Depuis l’arrivée de Bruno Retailleau au ministère de l’Intérieur, la politique migratoire en France a pris un virage significatif. À peine installé, Retailleau a annoncé son intention de réduire drastiquement le nombre de régularisations de sans-papiers, un engagement qui s’inscrit dans un durcissement général de la politique migratoire du gouvernement. Cette décision concerne particulièrement la circulaire Valls de 2012, qui permettait la régularisation de 30 000 travailleurs sans-papiers chaque année. L’ère de cette régularisation plus souple semble désormais révolue, alors même que le gouvernement Barnier a chuté le 4 décembre dernier, précipité par une motion de censure du Parlement. Cette déstabilisation politique survient alors que la réforme de la circulaire Valls, censée assouplir les critères de régularisation, n’a toujours pas été mise en place.
Le contexte politique semble avoir favorisé un durcissement des pratiques administratives, et ce, bien avant l’officialisation des nouvelles règles. Selon plusieurs sources, les préfets, dont la mission est de gérer les demandes de régularisation et d’asile, n’ont pas attendu les textes législatifs finaux pour appliquer les directives de Retailleau. Cette initiative a eu pour effet d’aggraver encore une situation déjà tendue depuis plusieurs années. Le dépôt des demandes de régularisation était devenu un véritable parcours du combattant, et désormais, les associations et syndicats dénoncent un blocage systématique des demandes de titres de séjour.
La préfecture de police de Paris, l’une des plus importantes de France en matière de régularisation, illustre parfaitement ce durcissement. Selon le journal Le Monde, les réunions destinées à examiner les dossiers de régularisation ont été suspendues depuis la rentrée, et les syndicats n’ont plus d’audience depuis novembre dernier.
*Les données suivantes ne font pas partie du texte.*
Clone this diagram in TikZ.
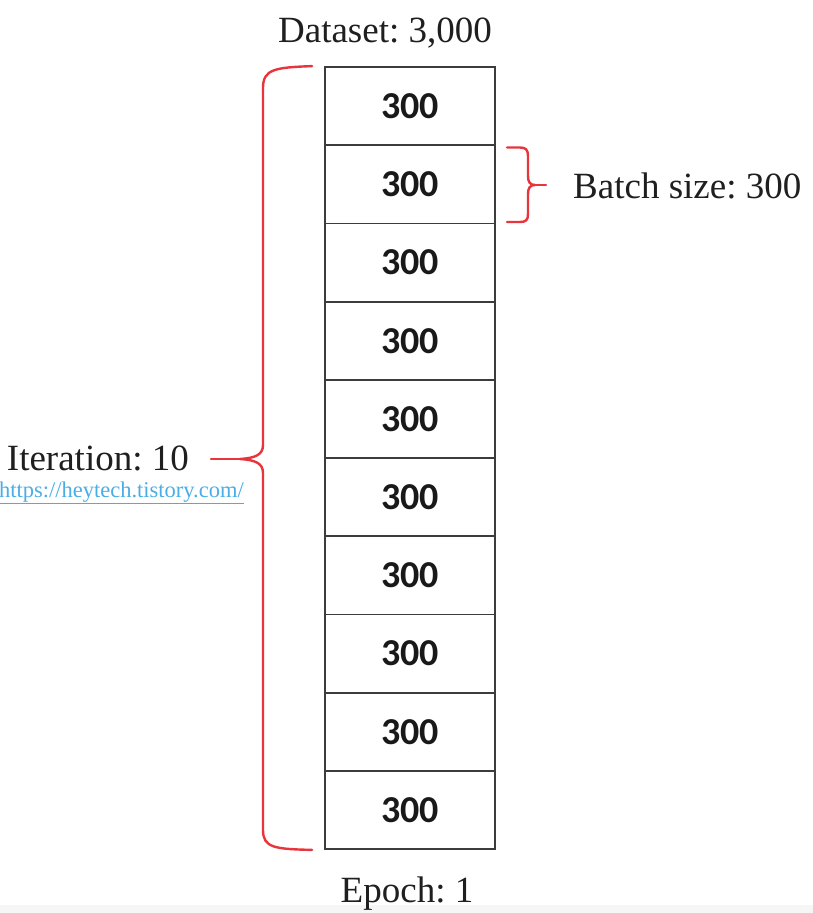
\documentclass[tikz,border=0pt]{standalone}
\usepackage{fontspec}
\setmainfont{Liberation Serif}
\newfontfamily\boxfont{Carlito}
\frenchspacing
\definecolor{bracered}{HTML}{E8353C}
\definecolor{boxline}{HTML}{3C3C3C}
\definecolor{urlblue}{HTML}{4AAEE6}
\definecolor{bandgrey}{HTML}{F6F6F6}
\tikzset{
  batchbox/.style={draw=boxline, line width=1.8pt, minimum width=170pt, minimum height=78.2pt, inner sep=0pt,
    font=\boxfont\bfseries\fontsize{38}{40}\selectfont, text=black!90},
  lbl/.style={inner sep=0pt, font=\fontsize{37}{40}\selectfont, text=black!88},
  bracestyle/.style={draw=bracered, line width=2.4pt, line join=round, line cap=round}
}
\begin{document}
\begin{tikzpicture}[x=1pt,y=-1pt]
\useasboundingbox (0,0) rectangle (813,913);
\fill[white] (0,0) rectangle (813,913);
\fill[bandgrey] (0,905) rectangle (813,913);
\foreach \i in {1,...,10} {
  \node[batchbox] (b\i) at (410,{67+78.2*(\i-0.5)}) {300};
}
\node[lbl, anchor=base] (dataset) at (385,42) {Dataset: 3,000};
\node[lbl, anchor=base] (epoch) at (407,902) {Epoch: 1};
\node[lbl, anchor=base west] (batch) at (573,198) {Batch size: 300};
\node[lbl, anchor=base east] (iter) at (189,470) {Iteration: 10};
\node[inner sep=0pt, anchor=base east, text=urlblue, font=\fontsize{22.5}{24}\selectfont] (url) at (244,497) {\underline{https://heytech.tistory.com/}};
% left brace
\coordinate (ltip) at (211,459);
\draw[bracestyle] ([xshift=-12pt]b1.north west) .. controls (275,67.5) and (263,69) .. (263,88)
  -- (263,445) .. controls (263,455) and (255,458) .. (240,459)
  .. controls (255,460) and (263,463) .. (263,473)
  -- (263,830) .. controls (263,848) and (275,849) .. ([xshift=-12pt]b10.south west);
\draw[bracestyle] (240,459) -- (ltip);
% right brace
\coordinate (rtip) at (546,185);
\draw[bracestyle] (507,147.5) -- (520,147.5) .. controls (526,147.5) and (528,150) .. (528,156)
  -- (528,176) .. controls (528,182) and (530,185) .. (535,185)
  .. controls (530,185) and (528,188) .. (528,194)
  -- (528,214) .. controls (528,220) and (526,222) .. (520,222) -- (507,222);
\draw[bracestyle] (535,185) -- (rtip);
\end{tikzpicture}
\end{document}
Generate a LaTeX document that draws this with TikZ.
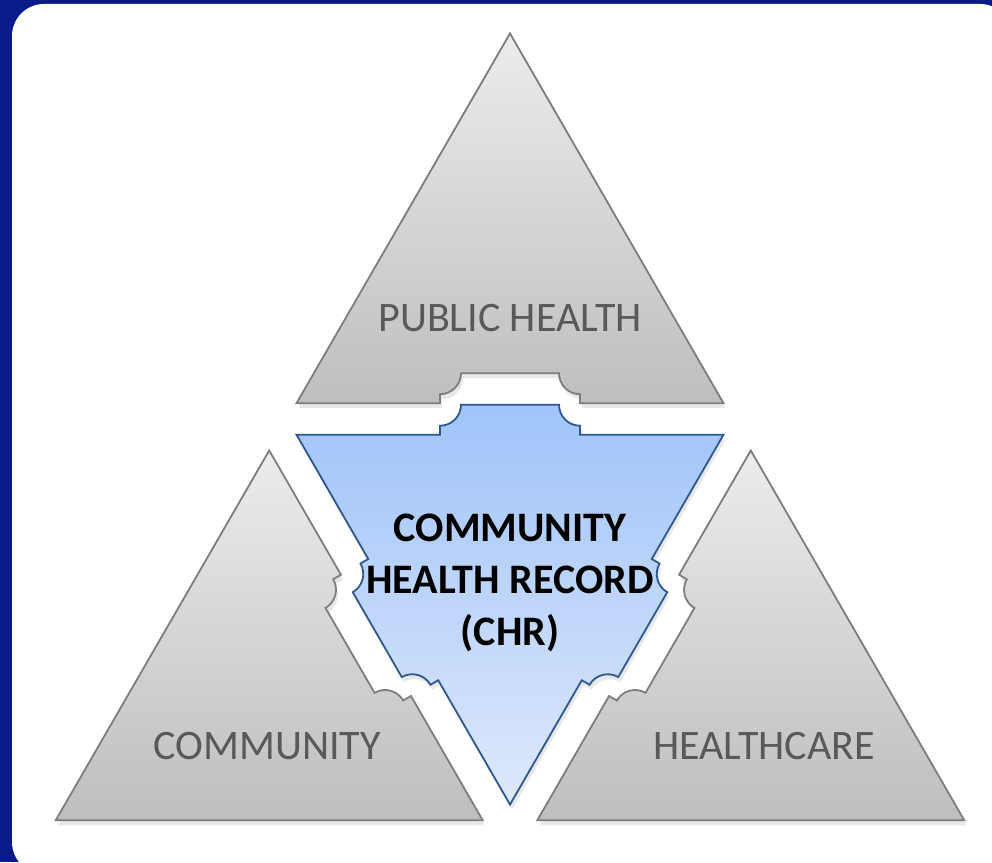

La CGT, qui jusqu’ici avait la possibilité de faire examiner une trentaine de dossiers chaque mois, se trouve dans l’incapacité d’agir, déplorant cette interruption brutale des échanges. La situation semble ainsi figée, et les sans-papiers qui espéraient une issue légale à leur situation se voient désormais privés de toute possibilité de régularisation.
Du côté du ministère de l’Intérieur, la situation est décrite comme une phase de « préparation » de la nouvelle circulaire. Cependant, cette annonce laisse un goût d’incertitude dans l’air, d’autant plus que l’actualisation des règles dépendra du prochain ministre de l’Intérieur, dont la nomination sera décidée par le Premier ministre François Bayrou, récemment nommé à la tête du gouvernement. Cette incertitude politique alimente un climat de tension et de confusion, particulièrement pour les travailleurs en situation irrégulière qui vivent dans l’angoisse d’une régularisation impossible.
Les syndicats, quant à eux, ne cachent pas leur inquiétude face à cette situation. Selon eux, la consigne nationale semble désormais de bloquer toutes les demandes de régularisation, ce qui pourrait avoir des conséquences dramatiques pour de nombreuses familles. « Demander une régularisation devient un chemin semé d’embûches, et cela va générer un ressentiment énorme. Mais ce qui est encore plus grave, c’est que cette politique ferme la porte à des situations de grande vulnérabilité, comme des cas de traite des êtres humains, qui ne pourront plus être mis en lumière », souligne une militante de la CGT-Paris.
Parallèlement à la paralysie des régularisations, les Obligations de Quitter le Territoire Français (OQTF) se multiplient. Selon les informations rapportées par Le Monde, les préfectures ont considérablement augmenté la délivrance de ces mesures d’expulsion, en particulier depuis l’instauration de la nouvelle loi sur l’immigration. Les OQTF peuvent désormais être émises même pour des demandes de titre de séjour liées à des personnes ayant déjà reçu une OQTF, parfois ancienne, ou en raison de documents jugés falsifiés. Ce durcissement, bien qu’il ait existé de manière marginale par le passé, est désormais systématique, renforçant le sentiment d’une politique migratoire de plus en plus répressive.
Cette politique, qui semble privilégier les expulsions plutôt que la régularisation des travailleurs en situation irrégulière, soulève des inquiétudes tant sur le plan humain que sur celui de l’efficacité sociale. Les associations d’aide aux migrants dénoncent une approche qui pourrait fragiliser davantage les travailleurs étrangers et précaires, les poussant dans des situations de plus grande vulnérabilité.
En somme, la France traverse une période charnière dans sa gestion des demandes de régularisation et des OQTF. Si le gouvernement actuel semble déterminer à durcir les règles, il reste à savoir quelles seront les conséquences sur le terrain, tant pour les sans-papiers que pour la société dans son ensemble. La situation semble plus que jamais prête à diviser les opinions publiques et à susciter des débats sur la nature et les priorités de la politique migratoire française.